Volgens Heidegger zijn momenten van angst waardevol omdat er dan niks meer vertrouwt lijkt. Juist daardoor voel je ook weer de mogelijkheden die het leven je biedt.
Martin Heidegger (Sein und Zeit, 1927) beschouwt angst als onmisbaar, want wat het bestaan is, wordt het individu pas geopenbaard wanneer hij op zichzelf wordt teruggeworpen: solus ipse. Pas het mogelijke ‘ontglijden’ van het Zijn maakt de mens bewust van het Zijn als zodanig, zodat de angst een ‘buitengewone ontslotenheid van het Dasein’ is.

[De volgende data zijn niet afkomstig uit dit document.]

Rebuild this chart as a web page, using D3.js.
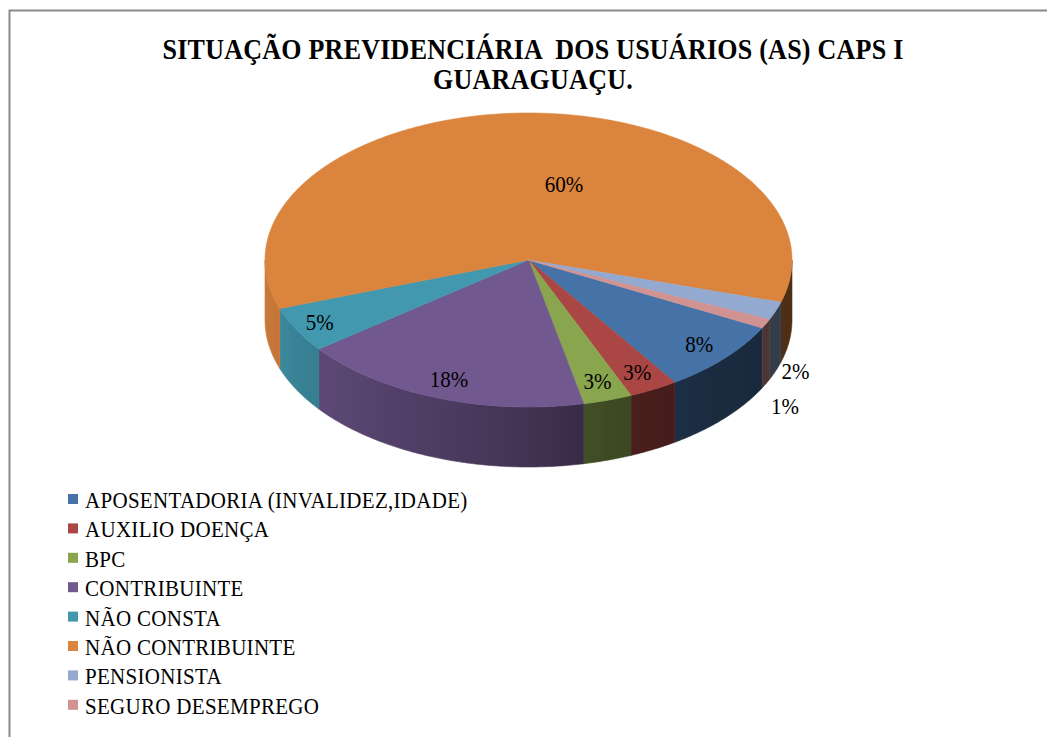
<!DOCTYPE html>
<html>
<head>
<meta charset="utf-8">
<script src="https://cdn.jsdelivr.net/npm/d3@7"></script>
<style>
  html, body { margin: 0; padding: 0; background: #fff; }
  svg { display: block; }
  text { font-family: "Liberation Serif", "Times New Roman", serif; fill: #000; }
</style>
</head>
<body>
<script>
// data
const categories = [
  "APOSENTADORIA (INVALIDEZ,IDADE)",
  "AUXILIO DOENÇA",
  "BPC",
  "CONTRIBUINTE",
  "NÃO CONSTA",
  "NÃO CONTRIBUINTE",
  "PENSIONISTA",
  "SEGURO DESEMPREGO"
]
const values = [8, 3, 3, 18, 5, 60, 2, 1]
const colors = ["#4572A7", "#AA4643", "#89A54E", "#71588F", "#4198AF", "#DB843D", "#93A9CF", "#D19392"]
const titleLines = ["SITUAÇÃO PREVIDENCIÁRIA  DOS USUÁRIOS (AS) CAPS I", "GUARAGUAÇU."]

// label placement (radius as share of the top ellipse, extra turn in degrees)
const labelFrac = [0.87, 0.87, 0.87, 0.87, 0.9, 0.53, 1.08, 1.08]
const labelTurn = [0, 0, 0, 0, 0, 16, 0, 0]

let width = 1047,
    height = 737

let svg = d3.select("body").append("svg")
    .attr("width", width)
    .attr("height", height)

// frame of the chart (left + top edges visible)
svg.append("path")
    .attr("d", "M9.5,737 L9.5,10.5 L1047,10.5")
    .attr("fill", "none")
    .attr("stroke", "#8a8a8a")
    .attr("stroke-width", 2)

// title, slightly taller than wide like the source
let title = svg.append("g")
    .attr("transform", "translate(533,0)")
titleLines.forEach((t, i) => {
    title.append("text")
        .attr("transform", `translate(0,${59 + i * 30}) scale(1,1.1)`)
        .attr("text-anchor", "middle")
        .attr("font-weight", "bold")
        .attr("font-size", 26)
        .attr("letter-spacing", 0.25)
        .style("white-space", "pre")
        .text(t)
})

// pie geometry
let cx = 528.5, cy = 260, rx = 263.5, ry = 147, depth = 60
let px = a => cx + rx * Math.sin(a)
let py = a => cy - ry * Math.cos(a)

let start = 117.5 * Math.PI / 180
let pie = d3.pie().sort(null).value(d => d)
    .startAngle(start).endAngle(start + 2 * Math.PI)
let arcs = pie(values)

// side shading: lighter on the left, dark on the right
let defs = svg.append("defs")
let shade = d3.scaleLinear()
    .domain([0, 0.1, 0.5, 0.65, 0.8, 1])
    .range([0.92, 0.82, 0.58, 0.45, 0.4, 0.35])

colors.forEach((c, i) => {
    let g = defs.append("linearGradient")
        .attr("id", "side" + i)
        .attr("gradientUnits", "userSpaceOnUse")
        .attr("x1", cx - rx).attr("x2", cx + rx)
        .attr("y1", 0).attr("y2", 0)
    let base = d3.rgb(c)
    d3.range(0, 1.0001, 0.05).forEach(t => {
        let f = shade(t)
        g.append("stop")
            .attr("offset", t)
            .attr("stop-color", d3.rgb(base.r * f, base.g * f, base.b * f).formatHex())
    })
})

let line = d3.line()

function arcPoints(a0, a1) {
    let n = Math.max(2, Math.ceil((a1 - a0) / 0.01))
    return d3.range(n + 1).map(i => {
        let a = a0 + (a1 - a0) * i / n
        return [px(a), py(a)]
    })
}

function wallPath(a0, a1) {
    let top = arcPoints(a0, a1)
    let bottom = top.slice().reverse().map(p => [p[0], p[1] + depth])
    return line(top.concat(bottom)) + "Z"
}

// walls on the front half (angles between 90 and 270 deg)
let walls = []
arcs.forEach((d, i) => {
    for (let k = -1; k <= 2; k++) {
        let lo = Math.PI / 2 + 2 * Math.PI * k
        let hi = 3 * Math.PI / 2 + 2 * Math.PI * k
        let a0 = Math.max(d.startAngle, lo)
        let a1 = Math.min(d.endAngle, hi)
        if (a1 > a0) walls.push({ i: i, a0: a0, a1: a1 })
    }
})

svg.append("g")
    .selectAll("path")
    .data(walls)
    .enter()
    .append("path")
    .attr("d", d => wallPath(d.a0, d.a1))
    .attr("fill", d => `url(#side${d.i})`)
    .attr("stroke", d => `url(#side${d.i})`)
    .attr("stroke-width", 0.6)

// top faces
svg.append("g")
    .selectAll("path")
    .data(arcs)
    .enter()
    .append("path")
    .attr("d", d => line([[cx, cy]].concat(arcPoints(d.startAngle, d.endAngle))) + "Z")
    .attr("fill", (d, i) => colors[i])
    .attr("stroke", (d, i) => colors[i])
    .attr("stroke-width", 0.6)

// data labels
let prevOut = null
let labels = arcs.map((d, i) => {
    let a = (d.startAngle + d.endAngle) / 2 + labelTurn[i] * Math.PI / 180
    let f = labelFrac[i]
    let x = cx + f * rx * Math.sin(a)
    let y = cy - f * ry * Math.cos(a)
    if (f > 1) {
        y += depth * 0.95
        if (prevOut !== null && y - prevOut < 32) y = prevOut + 35
        prevOut = y
    }
    return { x: x, y: y, t: d3.format(".0%")(d.value / d3.sum(values)) }
})

svg.append("g")
    .selectAll("text")
    .data(labels)
    .enter()
    .append("text")
    .attr("transform", d => `translate(${d.x},${d.y + 7}) scale(1,1.1)`)
    .attr("text-anchor", "middle")
    .attr("font-size", 21)
    .text(d => d.t)

// legend
let legend = svg.append("g")
    .selectAll("g")
    .data(categories)
    .enter()
    .append("g")
    .attr("transform", (d, i) => `translate(68,${508 + i * 29.4})`)

legend.append("rect")
    .attr("x", 0)
    .attr("y", -14)
    .attr("width", 10)
    .attr("height", 10)
    .attr("fill", (d, i) => colors[i])

legend.append("text")
    .attr("transform", "translate(17,0) scale(1,1.1)")
    .attr("font-size", 21)
    .attr("letter-spacing", 0.3)
    .text(d => d)
</script>
</body>
</html>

Ook Kierkegaard zag angst als een waardevolle emotie:
Kierkegaard (Het begrip angst, 1844) ziet in de moderne tijd een nieuwe vorm van angst ontstaan, omdat alle maatschappelijke bindingen en metafysische verhoudingen wegvallen. De ervaring van angst is de ‘duizeling van vrijheid’ in het alomvattende niets. Toch is het juist deze ervaring die de mens in staat stelt zich te verhouden tot de vrijheid om zichzelf te kunnen bepalen; vandaar dat de angst de beste gids in het leven is.